Poseidon: Earth Shaker
The Earth-Shaker. Father of Horses. Lord of the Ocean. One of three powerful sons of Kronos, Poseidon, along with his brothers Hades and Zeus (and their siblings) have freed the mortal world of the rule of the Titans. They take over their realms and usher in an age of peace…such as it is. Poseidon is deep and dark, calm and chaotic, just like the ocean that he dwells in. His children, like the cyclops, the pegasus, and his mortal children are often monstrous and destructive…reflecting the darker nature of their father, wreck havoc on the world above, causing conflict between Poseidon and the other gods. And at times…putting the three powerful brothers at war with each other.
Unlike the other books in this series, O’Connor has Poseidon tell his own story. From the defeat of the Titans to his children to his time in Kronos’s stomach, O’Connor allows Poseidon to explain why he acts the way he does, which creates for a unique storytelling experience. And while it is an epic story, it sometimes strays from being the story of Poseidon and instead becomes the story of the Minotaur or Theseus (children of Poseidon.) And while O’Connor does this because there isn’t a lot of information on Poseidon, it just doesn’t read as a complete story like the books on Zeus and Hades.

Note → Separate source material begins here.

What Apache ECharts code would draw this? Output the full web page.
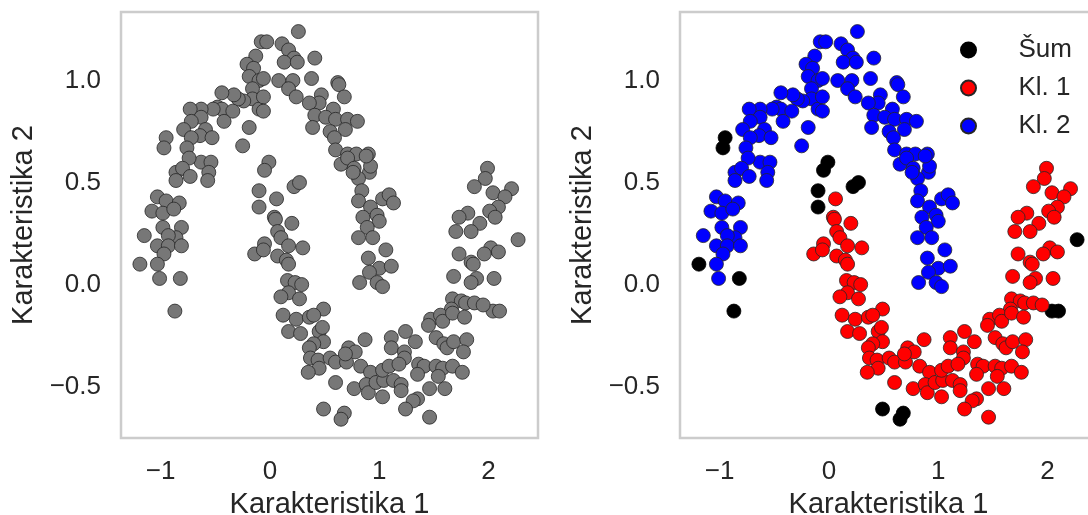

I really like the artwork in this book. It has such great use of color and shadow in the depictions of the world, especially the underworld. Instead of depicting it all flames and fire (which seems to be something some artists like these days) it’s more of a darker, almost hopeless place…much like it’s described as in the original myths. It might be a bit creepy for really young readers, but middle schoolers and above will enjoy it. I enjoyed most of the character design, although at times Poseidon’s mustache bugged me…it made him seem like a dastardly villain vs. being a god.
Overall this is a great series and this is the perfect companion for people that have been enjoying the Percy Jackson series by Rick Riordan and want to know more about the Greek/Roman gods and how they work. Even better is that at the end of the book is nice a little feature that talks bout the different characters, who they are, and other details to help you learn more about the Greek world. Even better, from a librarian perspective, they have a bibliography! A list of websites and recommended reading list to go to get more information. I can’t wait to read the next volume in the series!